Torino, 24 marzo 2025
Il Relatore ha affrontato l’argomento da più angolazioni, sempre tuttavia focalizzate sull’Europa, e che possiamo organicamente e “sequenzialmente” riassumere partendo, tuttavia, da una notazione, che potremmo definire “conclusiva”, della discussione finale: l’Europa ha potuto lungamente beneficiare della protezione della NATO (con costi diretti quindi ridotti), dell’acquisto del materiale energetico della Russia (a relativo buon mercato), e della espansione commerciale verso la Cina (di fatto per un lungo periodo “terra vergine di conquista”) questo lungo periodo, foriero peraltro di benessere, è stato possibile dapprima per una sorta di “condominio” fra i blocchi della potenze nucleari (USA e Unione Sovietica) che, pur con tensioni latenti e talora emergenti, ha assicurato decenni di stabilità; poi, dopo il crollo del comunismo, dalla creazione, ovvero dalla “centralizzazione” di strumenti di controllo (governance) sovrannazionali (OMS, FAO, WTO, ecc.) – a proposito dei quali (NdR) non è tuttavia possibile negare, sotto le apparenze unilaterali, operasse il predominio nord-americano (visibile anche nell’esercizio del potere di veto nell’ONU), – più frequente che da parte di altre Potenze. Questo meccanismo si è “bloccato” per l’evidente –accresciuto – unilateralismo statunitense (si veda adesempio l’uscita degli USA dagli accordi di Parigi dal clima), che non a caso si è verificato con la crisi, forse più percepita che reale, della cosiddetta “globalizzazione”, che, pur avendo contribuito alla crescita del benessere collettivo, ha tuttavia colpito, negativamente, più classi sociali ( quelle soprattutto produttive) dei paesi cosiddetti “avanzati” dando luogo al riemergere di isolazionismo, “sovranismo” e nazionalismi.

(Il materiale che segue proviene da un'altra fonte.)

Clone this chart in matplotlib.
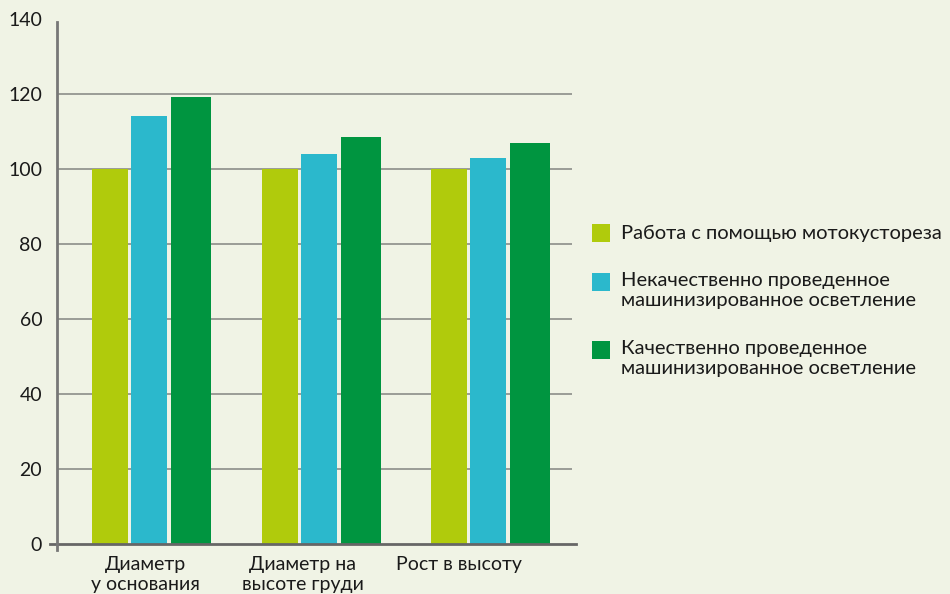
import numpy as np
import matplotlib
matplotlib.use("Agg")
import matplotlib.pyplot as plt
from matplotlib.lines import Line2D
from matplotlib.patches import Rectangle

# data
categories = ["Диаметр\nу основания", "Диаметр на\nвысоте груди", "Рост в высоту"]
series_names = ["Работа с помощью мотокустореза",
                "Некачественно проведенное\nмашинизированное осветление",
                "Качественно проведенное\nмашинизированное осветление"]
motor = [100, 100, 100]
bad_mech = [114, 104, 103]
good_mech = [119.3, 108.6, 107]
yticks = [0, 20, 40, 60, 80, 100, 120, 140]

colors = ["#b0cb0c", "#2bb8cc", "#009540"]
bg = "#f0f3e5"
txt = "#1a1a1a"

plt.rcParams["font.family"] = ["Lato", "DejaVu Sans"]

W, H = 950, 594
fig = plt.figure(figsize=(W / 100, H / 100), dpi=100, facecolor=bg)
ax = fig.add_axes([0.0605, 0.0842, 0.5416, 0.884])
ax.set_facecolor(bg)

x = np.arange(len(categories))
offsets = [-0.245, -0.015, 0.233]
widths = [0.212, 0.212, 0.236]
for vals, off, w, c in zip([motor, bad_mech, good_mech], offsets, widths, colors):
    ax.bar(x + off, vals, width=w, color=c, zorder=3)

ax.set_xlim(-0.555, 2.48)
ax.set_ylim(0, 140)
ax.set_yticks(yticks)
ax.set_yticklabels([str(t) for t in yticks], fontsize=14, color=txt)
ax.tick_params(axis="y", length=0, pad=11)
# labels in the original sit a bit left of the bar groups
label_shift = [-0.035, -0.11, -0.186]
ax.set_xticks(x + np.array(label_shift))
ax.set_xticklabels(categories, fontsize=14, color=txt, linespacing=1.2)
ax.tick_params(axis="x", length=0, pad=9)

for t in yticks[1:-1]:
    ax.axhline(t, color="#9a9c96", lw=1.4, zorder=1)

for s in ax.spines.values():
    s.set_visible(False)
# axis lines, slightly overshooting like the original
ax.add_line(Line2D([-0.014, 1.007], [0, 0], transform=ax.transAxes,
                   color="#666666", lw=2, clip_on=False, zorder=4))
ax.add_line(Line2D([0, 0], [-0.012, 0.994], transform=ax.transAxes,
                   color="#777777", lw=2, clip_on=False, zorder=4))

# legend drawn by hand (square aligned with first text line)
sq_top = [224, 273, 341]
txt_mid = [233, 290.5, 358.5]
for name, c, st, tm in zip(series_names, colors, sq_top, txt_mid):
    fig.add_artist(Rectangle((592 / W, 1 - (st + 18) / H), 18 / W, 18 / H,
                             transform=fig.transFigure, facecolor=c, edgecolor="none"))
    fig.text(621 / W, 1 - tm / H, name, fontsize=14.5, color=txt,
             va="center", ha="left", linespacing=1.15)

fig.savefig("out.png", dpi=100, facecolor=bg)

In questo contesto l’Europa è venuta a trovarsi tra Stati Uniti, Russia (questa connotata dalla atavica paura dall’”accerchiamento da Ovest”, nella memoria delle guerre Russo/Svedesi, Russo/Polacche, ed ancor prima delle aggressioni dell’Ordine Teutonico), Cina – ormai potenza globale (memore delle umiliazioni subite dagli occidentali, come si può rammentare nella “famosa” “guerra dell’oppio” e ansiosa di rivalsa), – India ed altri compartecipi attori nel palcoscenico mondiale.
L’Europa non può rassegnarsi ad essere comparsa “marginalizzata” (“piccolo non è bello” fra i giganti) e, per evitarlo, non può che maggiormente cercare la sua integrazione – malgrado le differenze di abitudini culturali, che vanno viste peraltro come una ricchezza nel solco comune di una tradizione plurisecolare, e malgrado l’assenza di un “collante” linguistico -, ma nella ormai consolidata della cooperazione transnazionale delle Università, ed in quello della pur embrionale, ma comunque più che iniziale, cooperazione militare in alcuni settori organizzativi e logistici.
L’integrazione (“rectius”: la cooperazione nell’ambito della difesa) fu dapprima ostacolata dai rapporti di allora (1952) fra i “vincitori” (la Francia) ed i vinti (Germania e Italia soprattutto), poi dalle difficoltà dell’ampliamento ad Est senza urtare, almeno più che tanto, la sensibilità della Russia, ma essa è viepiù divenuta urgente, nella prospettiva della deterrenza generalizzata, al momento offerta dalla Francia (ed anche dal Regno Unito, riavvicinatosi alla U.E. malgrado la brexit) nella presenza di vecchi e nuovi “players”, anche se tali non potrebbero essere definiti i cosiddetti BRICS, che tuttavia dichiarano una diffusa volontà di affrancarsi dalla supremazia, fin qui esistente, del mondo euro/americano.
E’ certo che le nuove generazioni potrebbero sentire l’appartenenza alla comune cittadinanza europea, grazie anche ai progetti “tipo Erasmus”, più delle pregresse, ma la strada dovrebbe essere quella tracciata da Mario Draghi, superando le diffidenze che per molto tempo hanno fatto sentire la gestione europea (per più motivi storici e sociali ”bicefala”, fra Commissione e Consiglio Europeo) come limitatrice ed estranea: ciò perché le tensioni post belliche non allora dimenticate, indussero i padri della U.E. a preferire un approccio economico lento e graduale ad uno propriamente politico, che sarebbe stato sentito a quel tempo come un’imposizione fra “nemici”, allora divenuti appena “ex tali”. Prendiamo questa relazione come un auspicio ed un augurio.